I tried to train my model and it worked a few days before. However, when I tried to train again now I received this error. i have not changed any codes from the last one.
segmentation fault (core dumped)
then I did the faulthandler and it showed this:
Fatal Python error: Segmentation fault Current thread 0x00007f6ac0982740 (most recent call first): File "/usr/local/lib/python3.6/dist-packages/torch/cuda/comm.py", line 39 in broadcast_coalesced File "/usr/local/lib/python3.6/dist-packages/torch/nn/parallel/_functions.py", line 21 in forward File "/usr/local/lib/python3.6/dist-packages/torch/nn/parallel/replicate.py", line 72 in _broadcast_coalesced_reshape File "/usr/local/lib/python3.6/dist-packages/torch/nn/parallel/replicate.py", line 89 in replicate File "/usr/local/lib/python3.6/dist-packages/torch/nn/parallel/data_parallel.py", line 159 in replicate File "/usr/local/lib/python3.6/dist-packages/torch/nn/parallel/data_parallel.py", line 154 in forward File "/usr/local/lib/python3.6/dist-packages/torch/nn/modules/module.py", line 550 in __call__ File "train_2.py", line 79 in run File "train_2.py", line 120 in <module> Segmentation fault (core dumped)

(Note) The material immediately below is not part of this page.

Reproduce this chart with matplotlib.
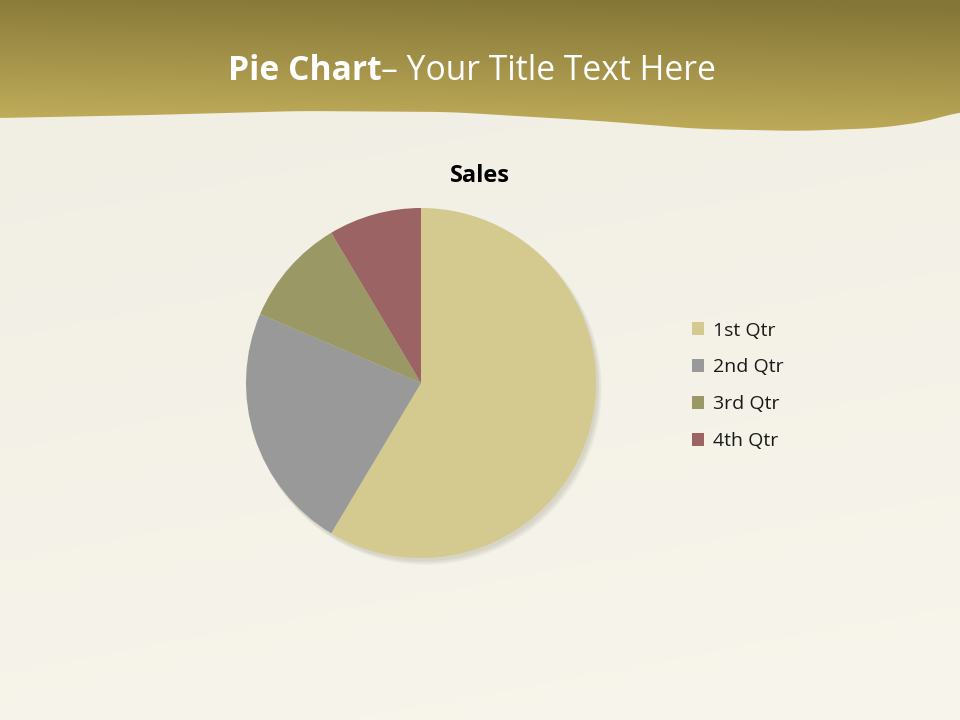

the line 81 in train.py is
predicts = net(image)
line 122-123 is
if __name__ == '__main__': run()
i already reinstalled the python3.6.9 and it still gave me the same error.
this is my dataparallel code:
cuda_available = torch.cuda.is_available() device_ids = [0,1] #number of gpu available torch.cuda.set_device(device_ids) if cuda_available: net = net.cuda() net = nn.DataParallel(net, device_ids=device_ids)